▶ [Dataset extract]
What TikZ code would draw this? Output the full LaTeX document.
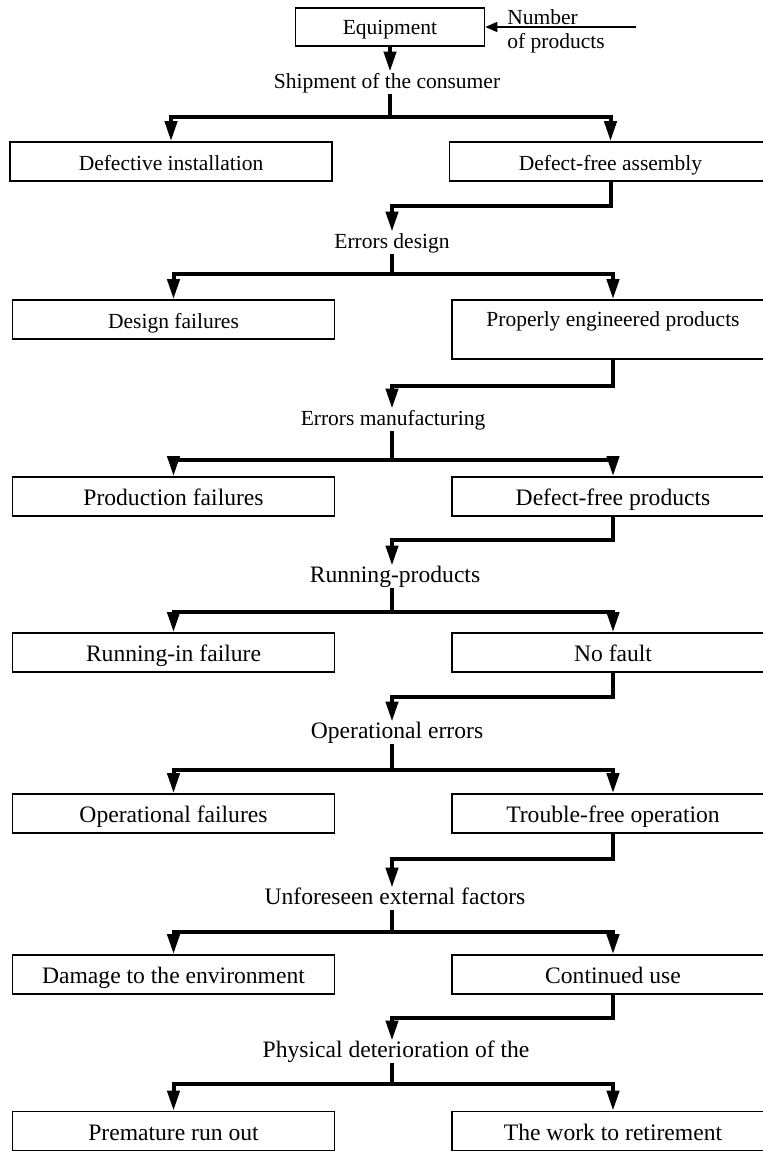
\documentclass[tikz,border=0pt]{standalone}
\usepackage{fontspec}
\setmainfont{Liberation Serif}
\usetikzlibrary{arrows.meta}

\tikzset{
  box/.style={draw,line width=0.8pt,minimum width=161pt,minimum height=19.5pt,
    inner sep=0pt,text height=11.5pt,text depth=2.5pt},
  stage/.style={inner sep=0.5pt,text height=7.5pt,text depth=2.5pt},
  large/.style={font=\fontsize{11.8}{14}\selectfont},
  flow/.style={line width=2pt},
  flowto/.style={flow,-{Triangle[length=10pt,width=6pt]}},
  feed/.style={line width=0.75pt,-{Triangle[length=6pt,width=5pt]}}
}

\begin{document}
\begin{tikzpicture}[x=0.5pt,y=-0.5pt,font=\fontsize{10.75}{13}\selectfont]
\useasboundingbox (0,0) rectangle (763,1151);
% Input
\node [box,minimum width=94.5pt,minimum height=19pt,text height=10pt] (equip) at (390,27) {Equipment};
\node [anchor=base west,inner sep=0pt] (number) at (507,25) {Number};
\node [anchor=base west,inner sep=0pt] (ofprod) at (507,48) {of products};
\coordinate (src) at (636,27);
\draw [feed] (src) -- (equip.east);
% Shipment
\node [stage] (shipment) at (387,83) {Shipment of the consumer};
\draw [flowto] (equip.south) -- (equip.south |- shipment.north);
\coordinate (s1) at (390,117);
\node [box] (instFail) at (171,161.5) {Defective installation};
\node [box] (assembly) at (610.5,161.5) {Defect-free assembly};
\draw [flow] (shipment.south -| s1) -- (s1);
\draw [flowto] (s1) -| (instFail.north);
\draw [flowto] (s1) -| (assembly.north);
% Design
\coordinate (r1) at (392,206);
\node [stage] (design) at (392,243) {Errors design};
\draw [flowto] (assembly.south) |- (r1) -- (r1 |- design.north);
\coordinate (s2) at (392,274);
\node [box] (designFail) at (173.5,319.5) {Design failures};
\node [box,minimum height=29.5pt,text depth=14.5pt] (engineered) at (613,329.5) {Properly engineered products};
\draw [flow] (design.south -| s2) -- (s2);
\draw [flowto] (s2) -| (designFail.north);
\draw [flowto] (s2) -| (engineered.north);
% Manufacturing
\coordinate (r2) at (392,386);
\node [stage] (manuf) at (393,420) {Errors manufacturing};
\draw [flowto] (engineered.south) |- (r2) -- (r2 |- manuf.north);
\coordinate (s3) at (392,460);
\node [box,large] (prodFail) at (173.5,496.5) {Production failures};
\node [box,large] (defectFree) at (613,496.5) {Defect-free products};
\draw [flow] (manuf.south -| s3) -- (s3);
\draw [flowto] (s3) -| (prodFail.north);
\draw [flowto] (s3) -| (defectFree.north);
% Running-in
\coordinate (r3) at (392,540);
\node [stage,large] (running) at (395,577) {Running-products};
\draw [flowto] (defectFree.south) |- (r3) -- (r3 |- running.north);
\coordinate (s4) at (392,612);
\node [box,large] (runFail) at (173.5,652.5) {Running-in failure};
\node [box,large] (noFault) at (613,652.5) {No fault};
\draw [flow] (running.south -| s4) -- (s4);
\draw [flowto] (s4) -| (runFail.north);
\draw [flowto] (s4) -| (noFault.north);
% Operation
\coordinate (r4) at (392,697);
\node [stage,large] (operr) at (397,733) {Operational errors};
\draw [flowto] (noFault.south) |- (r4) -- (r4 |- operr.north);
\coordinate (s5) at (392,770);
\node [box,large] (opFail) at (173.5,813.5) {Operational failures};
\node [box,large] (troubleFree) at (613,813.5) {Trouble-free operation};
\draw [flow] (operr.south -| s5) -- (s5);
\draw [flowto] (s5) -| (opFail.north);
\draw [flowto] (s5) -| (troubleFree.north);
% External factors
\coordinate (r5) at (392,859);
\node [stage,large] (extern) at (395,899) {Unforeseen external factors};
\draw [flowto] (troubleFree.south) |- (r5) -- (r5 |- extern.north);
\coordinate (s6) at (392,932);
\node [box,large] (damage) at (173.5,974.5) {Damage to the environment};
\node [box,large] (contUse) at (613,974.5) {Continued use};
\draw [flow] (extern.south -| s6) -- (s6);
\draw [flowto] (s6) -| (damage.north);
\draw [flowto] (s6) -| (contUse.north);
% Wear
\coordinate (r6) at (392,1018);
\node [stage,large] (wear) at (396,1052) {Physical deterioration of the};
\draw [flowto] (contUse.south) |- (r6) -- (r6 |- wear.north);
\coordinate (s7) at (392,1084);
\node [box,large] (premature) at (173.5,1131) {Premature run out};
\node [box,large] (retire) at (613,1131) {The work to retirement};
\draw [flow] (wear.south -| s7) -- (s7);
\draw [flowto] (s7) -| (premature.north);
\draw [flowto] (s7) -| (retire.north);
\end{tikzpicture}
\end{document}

▶ [Work to complete] Omit each picture, then return all of the listing exactly as it stands.

▶ [Result for this task]
What TikZ code would draw this? Output the full LaTeX document.
\documentclass[tikz,border=0pt]{standalone}
\usepackage{fontspec}
\setmainfont{Liberation Serif}
\usetikzlibrary{arrows.meta}

\tikzset{
  box/.style={draw,line width=0.8pt,minimum width=161pt,minimum height=19.5pt,
    inner sep=0pt,text height=11.5pt,text depth=2.5pt},
  stage/.style={inner sep=0.5pt,text height=7.5pt,text depth=2.5pt},
  large/.style={font=\fontsize{11.8}{14}\selectfont},
  flow/.style={line width=2pt},
  flowto/.style={flow,-{Triangle[length=10pt,width=6pt]}},
  feed/.style={line width=0.75pt,-{Triangle[length=6pt,width=5pt]}}
}

\begin{document}
\begin{tikzpicture}[x=0.5pt,y=-0.5pt,font=\fontsize{10.75}{13}\selectfont]
\useasboundingbox (0,0) rectangle (763,1151);
% Input
\node [box,minimum width=94.5pt,minimum height=19pt,text height=10pt] (equip) at (390,27) {Equipment};
\node [anchor=base west,inner sep=0pt] (number) at (507,25) {Number};
\node [anchor=base west,inner sep=0pt] (ofprod) at (507,48) {of products};
\coordinate (src) at (636,27);
\draw [feed] (src) -- (equip.east);
% Shipment
\node [stage] (shipment) at (387,83) {Shipment of the consumer};
\draw [flowto] (equip.south) -- (equip.south |- shipment.north);
\coordinate (s1) at (390,117);
\node [box] (instFail) at (171,161.5) {Defective installation};
\node [box] (assembly) at (610.5,161.5) {Defect-free assembly};
\draw [flow] (shipment.south -| s1) -- (s1);
\draw [flowto] (s1) -| (instFail.north);
\draw [flowto] (s1) -| (assembly.north);
% Design
\coordinate (r1) at (392,206);
\node [stage] (design) at (392,243) {Errors design};
\draw [flowto] (assembly.south) |- (r1) -- (r1 |- design.north);
\coordinate (s2) at (392,274);
\node [box] (designFail) at (173.5,319.5) {Design failures};
\node [box,minimum height=29.5pt,text depth=14.5pt] (engineered) at (613,329.5) {Properly engineered products};
\draw [flow] (design.south -| s2) -- (s2);
\draw [flowto] (s2) -| (designFail.north);
\draw [flowto] (s2) -| (engineered.north);
% Manufacturing
\coordinate (r2) at (392,386);
\node [stage] (manuf) at (393,420) {Errors manufacturing};
\draw [flowto] (engineered.south) |- (r2) -- (r2 |- manuf.north);
\coordinate (s3) at (392,460);
\node [box,large] (prodFail) at (173.5,496.5) {Production failures};
\node [box,large] (defectFree) at (613,496.5) {Defect-free products};
\draw [flow] (manuf.south -| s3) -- (s3);
\draw [flowto] (s3) -| (prodFail.north);
\draw [flowto] (s3) -| (defectFree.north);
% Running-in
\coordinate (r3) at (392,540);
\node [stage,large] (running) at (395,577) {Running-products};
\draw [flowto] (defectFree.south) |- (r3) -- (r3 |- running.north);
\coordinate (s4) at (392,612);
\node [box,large] (runFail) at (173.5,652.5) {Running-in failure};
\node [box,large] (noFault) at (613,652.5) {No fault};
\draw [flow] (running.south -| s4) -- (s4);
\draw [flowto] (s4) -| (runFail.north);
\draw [flowto] (s4) -| (noFault.north);
% Operation
\coordinate (r4) at (392,697);
\node [stage,large] (operr) at (397,733) {Operational errors};
\draw [flowto] (noFault.south) |- (r4) -- (r4 |- operr.north);
\coordinate (s5) at (392,770);
\node [box,large] (opFail) at (173.5,813.5) {Operational failures};
\node [box,large] (troubleFree) at (613,813.5) {Trouble-free operation};
\draw [flow] (operr.south -| s5) -- (s5);
\draw [flowto] (s5) -| (opFail.north);
\draw [flowto] (s5) -| (troubleFree.north);
% External factors
\coordinate (r5) at (392,859);
\node [stage,large] (extern) at (395,899) {Unforeseen external factors};
\draw [flowto] (troubleFree.south) |- (r5) -- (r5 |- extern.north);
\coordinate (s6) at (392,932);
\node [box,large] (damage) at (173.5,974.5) {Damage to the environment};
\node [box,large] (contUse) at (613,974.5) {Continued use};
\draw [flow] (extern.south -| s6) -- (s6);
\draw [flowto] (s6) -| (damage.north);
\draw [flowto] (s6) -| (contUse.north);
% Wear
\coordinate (r6) at (392,1018);
\node [stage,large] (wear) at (396,1052) {Physical deterioration of the};
\draw [flowto] (contUse.south) |- (r6) -- (r6 |- wear.north);
\coordinate (s7) at (392,1084);
\node [box,large] (premature) at (173.5,1131) {Premature run out};
\node [box,large] (retire) at (613,1131) {The work to retirement};
\draw [flow] (wear.south -| s7) -- (s7);
\draw [flowto] (s7) -| (premature.north);
\draw [flowto] (s7) -| (retire.north);
\end{tikzpicture}
\end{document}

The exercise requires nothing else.